STORED DATA →
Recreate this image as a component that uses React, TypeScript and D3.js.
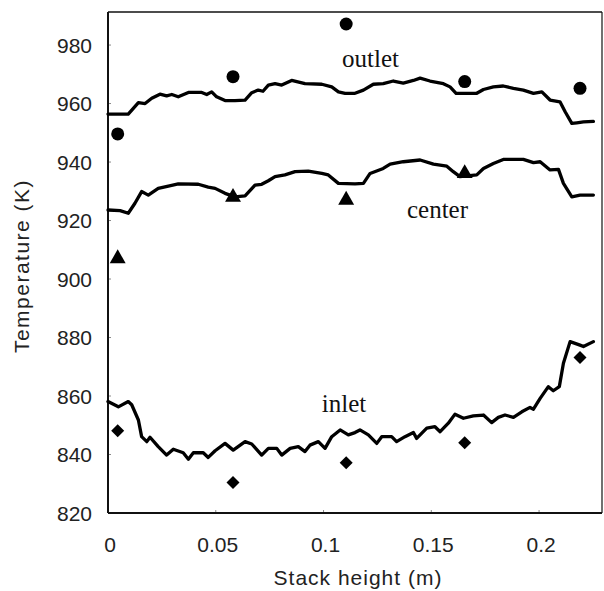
import * as d3 from "d3";
import React from "react";

// stack height (m) / temperature (K)
const outletLine: [number, number][] = [
	[0, 956.4], [0.0094, 956.4], [0.0141, 960.3], [0.0172, 960.0], [0.0203, 961.8],
	[0.0241, 963.2], [0.0272, 962.6], [0.0296, 963.1], [0.0326, 962.3], [0.0373, 963.8],
	[0.0435, 963.8], [0.0458, 963.1], [0.0481, 964.0], [0.0504, 962.3], [0.0543, 961.0],
	[0.0589, 961.0], [0.0636, 961.2], [0.0667, 963.7], [0.0697, 964.6], [0.0719, 964.2],
	[0.0744, 966.3], [0.0775, 966.8], [0.0806, 966.3], [0.0852, 967.9], [0.0914, 966.8],
	[0.0992, 966.6], [0.1038, 965.7], [0.1069, 964.0], [0.11, 963.5], [0.1146, 963.5],
	[0.1185, 964.6], [0.1231, 966.6], [0.1277, 966.8], [0.1324, 967.7], [0.137, 967.0],
	[0.1417, 967.9], [0.1448, 968.7], [0.1494, 967.7], [0.1556, 966.8], [0.1587, 965.7],
	[0.1615, 963.5], [0.1711, 963.5], [0.1742, 964.8], [0.1788, 965.7], [0.1834, 966.0],
	[0.1881, 965.2], [0.1927, 964.6], [0.1974, 963.5], [0.2013, 964.0], [0.2051, 961.2],
	[0.2097, 960.6], [0.2121, 957.2], [0.2152, 953.2], [0.2175, 953.4], [0.2206, 953.7],
	[0.2252, 953.9],
];

const centerLine: [number, number][] = [
	[0, 923.6], [0.0056, 923.4], [0.0094, 922.5], [0.0125, 925.9], [0.0156, 929.9],
	[0.0187, 928.7], [0.0233, 931.0], [0.028, 931.8], [0.0326, 932.5], [0.0419, 932.4],
	[0.0465, 931.4], [0.0497, 931.0], [0.0543, 929.3], [0.0589, 928.1], [0.0636, 928.4],
	[0.0682, 932.1], [0.0713, 932.4], [0.0744, 933.6], [0.0775, 935.0], [0.0821, 935.6],
	[0.0868, 936.7], [0.0929, 936.9], [0.0992, 936.1], [0.1022, 935.6], [0.1069, 932.7],
	[0.1146, 932.5], [0.1185, 932.7], [0.1216, 936.1], [0.1277, 937.8], [0.1309, 939.3],
	[0.137, 940.1], [0.1448, 940.7], [0.151, 939.3], [0.1572, 938.6], [0.1602, 936.7],
	[0.1633, 935.0], [0.1711, 935.6], [0.1742, 937.8], [0.1788, 939.5], [0.1834, 940.9],
	[0.1927, 940.9], [0.1974, 939.8], [0.2005, 940.1], [0.2051, 937.3], [0.209, 937.5],
	[0.2113, 932.7], [0.2152, 928.1], [0.219, 928.7], [0.2252, 928.7],
];

const inletLine: [number, number][] = [
	[0, 858.1], [0.0048, 856.3], [0.0094, 858.1], [0.011, 857.0], [0.0141, 851.8],
	[0.0156, 846.1], [0.018, 844.4], [0.0195, 845.9], [0.0233, 842.7], [0.0272, 839.8],
	[0.0303, 841.8], [0.0349, 840.6], [0.0373, 838.4], [0.0396, 840.6], [0.0442, 840.6],
	[0.0465, 839.0], [0.0497, 841.3], [0.0543, 843.8], [0.0581, 841.5], [0.0636, 844.4],
	[0.0667, 843.6], [0.0713, 839.8], [0.0744, 842.1], [0.0783, 842.1], [0.0806, 839.8],
	[0.0845, 842.1], [0.0883, 842.7], [0.0914, 841.0], [0.0937, 843.2], [0.0976, 844.4],
	[0.1007, 842.1], [0.1038, 846.1], [0.1077, 848.4], [0.1115, 846.7], [0.1146, 847.5],
	[0.1169, 848.4], [0.1208, 846.7], [0.1247, 843.8], [0.127, 846.1], [0.1316, 846.1],
	[0.1339, 844.4], [0.1378, 846.1], [0.1417, 847.5], [0.1432, 845.5], [0.1479, 849.0],
	[0.1517, 849.5], [0.1541, 847.8], [0.1579, 850.7], [0.161, 853.8], [0.1649, 852.4],
	[0.1695, 853.2], [0.1742, 853.5], [0.178, 850.9], [0.1811, 852.7], [0.1842, 853.5],
	[0.1881, 852.7], [0.192, 854.6], [0.1958, 856.1], [0.1974, 855.5], [0.2005, 859.2],
	[0.2043, 863.2], [0.2066, 861.8], [0.2094, 863.2], [0.2113, 871.2], [0.2144, 878.6],
	[0.219, 877.4], [0.2206, 876.9], [0.2252, 878.6],
];

// measured points
const markerX = [0.0045, 0.058, 0.1105, 0.1655, 0.219];
const outletPoints = [949.6, 969.2, 987.2, 967.5, 965.2];
const centerPoints = [907.0, 928.0, 927.0, 936.1];
const inletPoints = [848.1, 830.4, 837.2, 844.0, 873.2];

const xTicks = [0, 0.05, 0.1, 0.15, 0.2];
const xTickLabels = ["0", "0.05", "0.1", "0.15", "0.2"];
const yTicks = [820, 840, 860, 880, 900, 920, 940, 960, 980];

const seriesLabels = [
	{ text: "outlet", x: 0.1086, y: 972.5 },
	{ text: "center", x: 0.1387, y: 920.9 },
	{ text: "inlet", x: 0.0992, y: 854.5 },
];

const W = 604;
const H = 591;
const left = 108;
const right = 602;
const top = 12;
const bottom = 513;
const sans = "'Liberation Sans', Arial, sans-serif";
const serif = "'Liberation Serif', 'Times New Roman', serif";

const App = () => {
	const x = d3.scaleLinear().domain([0, 0.2292]).range([left, right]);
	const y = d3.scaleLinear().domain([820, 991.3]).range([bottom, top]);

	const line = d3
		.line<[number, number]>()
		.x((d) => x(d[0]))
		.y((d) => y(d[1]));

	const triangle = d3.symbol(d3.symbolTriangle, 110)();
	const diamond = "M0,-6.5L6.5,0L0,6.5L-6.5,0Z";

	return (
		<svg
			width={W}
			height={H}
			viewBox={`0 0 ${W} ${H}`}
			style={{ position: "absolute", left: 0, top: 0, background: "#fff" }}
		>
			<rect x={0} y={0} width={W} height={H} fill="#fff" />

			{/* faint inner ticks */}
			{yTicks.map((t) => (
				<line
					key={`yt${t}`}
					x1={left}
					x2={left + 3}
					y1={y(t)}
					y2={y(t)}
					stroke="#888"
					strokeWidth={1}
				/>
			))}
			{xTicks.map((t) => (
				<line
					key={`xt${t}`}
					x1={x(t)}
					x2={x(t)}
					y1={bottom}
					y2={bottom - 3}
					stroke="#888"
					strokeWidth={1}
				/>
			))}

			{/* frame */}
			<line x1={left} x2={right} y1={top} y2={top} stroke="#111" strokeWidth={1.5} />
			<line x1={right} x2={right} y1={top} y2={bottom} stroke="#111" strokeWidth={1.2} />
			<line x1={left} x2={left} y1={top} y2={bottom} stroke="#111" strokeWidth={2} />
			<line x1={left} x2={right} y1={bottom} y2={bottom} stroke="#111" strokeWidth={2} />

			{[outletLine, centerLine, inletLine].map((d, i) => (
				<path
					key={`l${i}`}
					d={line(d) ?? ""}
					fill="none"
					stroke="#000"
					strokeWidth={3.3}
					strokeLinejoin="round"
					strokeLinecap="round"
				/>
			))}

			{outletPoints.map((v, i) => (
				<circle key={`o${i}`} cx={x(markerX[i])} cy={y(v)} r={6.5} fill="#000" />
			))}
			{centerPoints.map((v, i) => (
				<path
					key={`c${i}`}
					d={triangle ?? ""}
					transform={`translate(${x(markerX[i])},${y(v)})`}
					fill="#000"
				/>
			))}
			{inletPoints.map((v, i) => (
				<path
					key={`i${i}`}
					d={diamond}
					transform={`translate(${x(markerX[i])},${y(v)})`}
					fill="#000"
				/>
			))}

			{seriesLabels.map((l) => (
				<text
					key={l.text}
					x={x(l.x)}
					y={y(l.y)}
					fontFamily={serif}
					fontSize={25}
					fill="#111"
				>
					{l.text}
				</text>
			))}

			{yTicks.map((t) => (
				<text
					key={`yl${t}`}
					x={left - 16}
					y={y(t)}
					dy="0.36em"
					textAnchor="end"
					fontFamily={sans}
					fontSize={21}
					fill="#222"
				>
					{t}
				</text>
			))}
			{xTicks.map((t, i) => (
				<text
					key={`xl${t}`}
					x={x(t) + 2}
					y={552}
					textAnchor="middle"
					fontFamily={sans}
					fontSize={21}
					fill="#222"
				>
					{xTickLabels[i]}
				</text>
			))}

			<text
				x={358}
				y={585}
				textAnchor="middle"
				fontFamily={sans}
				fontSize={21}
				letterSpacing={1}
				fill="#222"
			>
				Stack height (m)
			</text>
			<text
				transform={`translate(29,266) rotate(-90)`}
				textAnchor="middle"
				fontFamily={sans}
				fontSize={21}
				letterSpacing={1.5}
				fill="#222"
			>
				Temperature (K)
			</text>
		</svg>
	);
};

export default App;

AIM OF THE TASK → From the first line of the listing above, repeat every line through the one holding "import React from". Both ends count, and pictures stay out.

TASK ANSWER →
Recreate this image as a component that uses React, TypeScript and D3.js.
import * as d3 from "d3";
import React from "react";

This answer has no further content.